## Job
Output the first line of the listing and each line after it, up to and including the line that contains "0.8, 0.9, 1.0];", exactly as written, minus the pictures.

## Information provided
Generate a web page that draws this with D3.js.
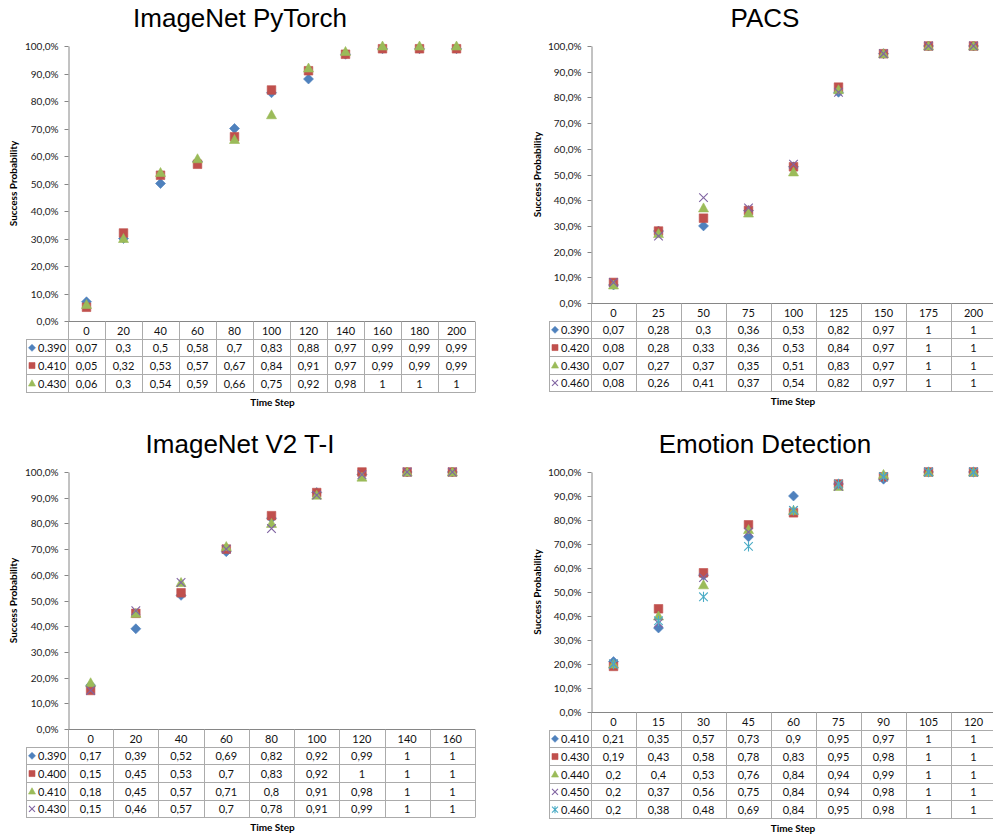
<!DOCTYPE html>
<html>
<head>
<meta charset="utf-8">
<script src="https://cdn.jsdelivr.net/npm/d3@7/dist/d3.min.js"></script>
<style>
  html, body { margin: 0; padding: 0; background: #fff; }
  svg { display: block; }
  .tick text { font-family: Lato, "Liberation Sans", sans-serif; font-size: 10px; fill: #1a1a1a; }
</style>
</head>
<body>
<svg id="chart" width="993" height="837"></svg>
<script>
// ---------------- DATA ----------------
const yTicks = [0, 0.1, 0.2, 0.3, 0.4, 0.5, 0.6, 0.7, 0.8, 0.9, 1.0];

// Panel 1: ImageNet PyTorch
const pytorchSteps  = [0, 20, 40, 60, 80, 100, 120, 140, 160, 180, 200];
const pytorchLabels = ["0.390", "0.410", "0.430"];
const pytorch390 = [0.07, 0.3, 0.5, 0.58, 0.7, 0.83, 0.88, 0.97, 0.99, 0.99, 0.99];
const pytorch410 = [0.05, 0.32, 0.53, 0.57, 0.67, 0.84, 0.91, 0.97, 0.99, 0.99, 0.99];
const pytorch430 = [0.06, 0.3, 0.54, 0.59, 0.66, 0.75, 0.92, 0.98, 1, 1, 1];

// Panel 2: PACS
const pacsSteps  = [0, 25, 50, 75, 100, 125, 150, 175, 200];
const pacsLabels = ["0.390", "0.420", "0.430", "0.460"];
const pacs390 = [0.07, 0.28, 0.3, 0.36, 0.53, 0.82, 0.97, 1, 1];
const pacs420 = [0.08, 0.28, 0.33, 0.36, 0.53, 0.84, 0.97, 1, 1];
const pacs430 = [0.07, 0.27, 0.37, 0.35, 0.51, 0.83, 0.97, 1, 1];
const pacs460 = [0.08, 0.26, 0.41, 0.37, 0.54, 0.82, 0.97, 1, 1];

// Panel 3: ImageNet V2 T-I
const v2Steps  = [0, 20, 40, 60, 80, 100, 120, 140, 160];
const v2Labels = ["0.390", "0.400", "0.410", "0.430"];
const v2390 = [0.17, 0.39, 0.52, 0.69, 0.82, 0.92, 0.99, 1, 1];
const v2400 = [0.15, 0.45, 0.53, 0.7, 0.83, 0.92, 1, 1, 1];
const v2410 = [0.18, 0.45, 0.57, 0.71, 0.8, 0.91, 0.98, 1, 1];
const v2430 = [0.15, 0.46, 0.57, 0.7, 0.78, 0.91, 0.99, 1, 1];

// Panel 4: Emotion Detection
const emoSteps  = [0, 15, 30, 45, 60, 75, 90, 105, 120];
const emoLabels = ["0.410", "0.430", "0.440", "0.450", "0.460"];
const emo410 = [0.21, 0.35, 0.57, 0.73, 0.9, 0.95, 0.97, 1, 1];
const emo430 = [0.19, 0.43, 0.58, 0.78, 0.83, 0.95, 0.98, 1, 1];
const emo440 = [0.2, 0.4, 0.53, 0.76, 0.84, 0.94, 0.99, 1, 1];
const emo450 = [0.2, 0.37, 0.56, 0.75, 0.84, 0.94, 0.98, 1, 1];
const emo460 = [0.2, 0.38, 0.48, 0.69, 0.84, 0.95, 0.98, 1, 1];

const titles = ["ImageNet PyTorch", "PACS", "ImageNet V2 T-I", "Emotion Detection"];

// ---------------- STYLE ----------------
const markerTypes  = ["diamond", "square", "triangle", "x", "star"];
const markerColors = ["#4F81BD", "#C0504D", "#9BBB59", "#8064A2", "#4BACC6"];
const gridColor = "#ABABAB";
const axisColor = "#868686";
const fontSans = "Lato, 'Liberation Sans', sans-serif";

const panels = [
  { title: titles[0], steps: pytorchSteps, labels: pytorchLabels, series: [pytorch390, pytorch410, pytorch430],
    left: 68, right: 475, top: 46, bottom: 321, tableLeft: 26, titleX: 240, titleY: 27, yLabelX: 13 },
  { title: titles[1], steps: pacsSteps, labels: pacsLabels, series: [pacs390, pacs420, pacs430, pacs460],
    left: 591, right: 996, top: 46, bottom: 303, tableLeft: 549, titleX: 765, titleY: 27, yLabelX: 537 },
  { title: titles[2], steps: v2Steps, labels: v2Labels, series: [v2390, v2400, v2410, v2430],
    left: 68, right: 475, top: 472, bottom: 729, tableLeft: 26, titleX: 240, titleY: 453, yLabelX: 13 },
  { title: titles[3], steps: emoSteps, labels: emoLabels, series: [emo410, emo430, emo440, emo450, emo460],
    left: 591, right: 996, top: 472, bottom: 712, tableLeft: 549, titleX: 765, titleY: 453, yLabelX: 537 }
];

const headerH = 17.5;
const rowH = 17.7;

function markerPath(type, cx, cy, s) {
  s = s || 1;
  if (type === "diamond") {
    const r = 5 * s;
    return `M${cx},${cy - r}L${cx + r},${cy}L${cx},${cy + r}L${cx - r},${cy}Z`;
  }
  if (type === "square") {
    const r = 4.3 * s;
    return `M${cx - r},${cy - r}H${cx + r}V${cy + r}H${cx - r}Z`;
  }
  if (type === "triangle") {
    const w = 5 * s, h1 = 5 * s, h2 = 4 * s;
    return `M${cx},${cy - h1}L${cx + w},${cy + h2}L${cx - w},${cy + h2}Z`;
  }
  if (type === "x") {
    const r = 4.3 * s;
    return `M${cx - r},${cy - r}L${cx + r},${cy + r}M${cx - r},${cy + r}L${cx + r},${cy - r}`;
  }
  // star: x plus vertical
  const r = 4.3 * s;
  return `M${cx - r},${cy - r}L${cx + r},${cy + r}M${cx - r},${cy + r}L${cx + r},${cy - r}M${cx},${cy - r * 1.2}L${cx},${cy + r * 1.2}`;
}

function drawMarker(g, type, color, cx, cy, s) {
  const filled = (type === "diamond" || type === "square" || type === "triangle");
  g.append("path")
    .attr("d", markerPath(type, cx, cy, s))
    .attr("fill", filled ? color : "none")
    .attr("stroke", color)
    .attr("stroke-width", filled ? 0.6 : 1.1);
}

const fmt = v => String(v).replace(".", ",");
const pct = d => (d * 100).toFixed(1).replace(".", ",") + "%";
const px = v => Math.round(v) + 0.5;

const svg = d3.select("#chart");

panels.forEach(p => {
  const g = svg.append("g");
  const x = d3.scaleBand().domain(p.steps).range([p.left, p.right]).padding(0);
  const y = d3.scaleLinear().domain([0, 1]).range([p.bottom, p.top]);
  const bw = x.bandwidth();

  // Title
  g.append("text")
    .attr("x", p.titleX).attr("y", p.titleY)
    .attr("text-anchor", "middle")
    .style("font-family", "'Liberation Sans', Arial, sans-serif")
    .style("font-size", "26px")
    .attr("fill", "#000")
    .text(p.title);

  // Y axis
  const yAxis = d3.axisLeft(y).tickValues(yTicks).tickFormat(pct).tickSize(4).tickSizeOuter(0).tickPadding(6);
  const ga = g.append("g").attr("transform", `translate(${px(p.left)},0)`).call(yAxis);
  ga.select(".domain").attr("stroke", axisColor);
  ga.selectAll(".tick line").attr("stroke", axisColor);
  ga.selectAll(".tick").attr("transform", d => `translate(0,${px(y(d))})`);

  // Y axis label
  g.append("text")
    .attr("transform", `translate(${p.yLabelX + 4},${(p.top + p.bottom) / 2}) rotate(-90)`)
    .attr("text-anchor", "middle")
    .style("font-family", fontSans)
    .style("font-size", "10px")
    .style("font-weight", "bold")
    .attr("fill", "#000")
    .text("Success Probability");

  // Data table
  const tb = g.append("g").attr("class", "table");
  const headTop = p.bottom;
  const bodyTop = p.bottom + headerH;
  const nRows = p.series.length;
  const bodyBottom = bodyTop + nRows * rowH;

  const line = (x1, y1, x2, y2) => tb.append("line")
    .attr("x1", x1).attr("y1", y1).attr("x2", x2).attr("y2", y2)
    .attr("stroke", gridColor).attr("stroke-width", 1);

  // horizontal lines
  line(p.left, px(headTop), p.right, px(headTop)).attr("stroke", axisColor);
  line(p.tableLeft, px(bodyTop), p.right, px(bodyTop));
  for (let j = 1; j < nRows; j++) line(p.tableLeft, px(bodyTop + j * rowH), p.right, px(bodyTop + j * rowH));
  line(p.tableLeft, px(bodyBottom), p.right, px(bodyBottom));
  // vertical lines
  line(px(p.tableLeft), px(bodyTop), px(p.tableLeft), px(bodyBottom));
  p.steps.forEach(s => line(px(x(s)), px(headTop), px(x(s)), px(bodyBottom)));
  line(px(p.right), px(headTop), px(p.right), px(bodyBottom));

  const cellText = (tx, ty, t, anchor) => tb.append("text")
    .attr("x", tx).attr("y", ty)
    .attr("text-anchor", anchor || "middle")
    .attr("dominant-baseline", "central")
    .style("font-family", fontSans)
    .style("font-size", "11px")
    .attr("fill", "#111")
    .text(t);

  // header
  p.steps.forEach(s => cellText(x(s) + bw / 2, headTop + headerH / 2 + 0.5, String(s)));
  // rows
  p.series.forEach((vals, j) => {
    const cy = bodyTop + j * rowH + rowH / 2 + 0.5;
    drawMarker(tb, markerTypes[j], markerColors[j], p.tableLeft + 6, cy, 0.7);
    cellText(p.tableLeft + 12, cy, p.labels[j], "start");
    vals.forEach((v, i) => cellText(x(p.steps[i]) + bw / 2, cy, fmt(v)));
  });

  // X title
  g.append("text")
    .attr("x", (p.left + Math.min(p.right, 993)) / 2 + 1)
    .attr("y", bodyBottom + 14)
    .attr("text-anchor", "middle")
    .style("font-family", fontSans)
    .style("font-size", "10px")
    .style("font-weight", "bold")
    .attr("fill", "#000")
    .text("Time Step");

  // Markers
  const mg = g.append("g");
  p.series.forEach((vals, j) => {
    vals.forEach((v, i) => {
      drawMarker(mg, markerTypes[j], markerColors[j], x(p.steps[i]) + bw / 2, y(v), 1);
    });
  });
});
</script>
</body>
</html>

## Reply
Generate a web page that draws this with D3.js.
<!DOCTYPE html>
<html>
<head>
<meta charset="utf-8">
<script src="https://cdn.jsdelivr.net/npm/d3@7/dist/d3.min.js"></script>
<style>
  html, body { margin: 0; padding: 0; background: #fff; }
  svg { display: block; }
  .tick text { font-family: Lato, "Liberation Sans", sans-serif; font-size: 10px; fill: #1a1a1a; }
</style>
</head>
<body>
<svg id="chart" width="993" height="837"></svg>
<script>
// ---------------- DATA ----------------
const yTicks = [0, 0.1, 0.2, 0.3, 0.4, 0.5, 0.6, 0.7, 0.8, 0.9, 1.0];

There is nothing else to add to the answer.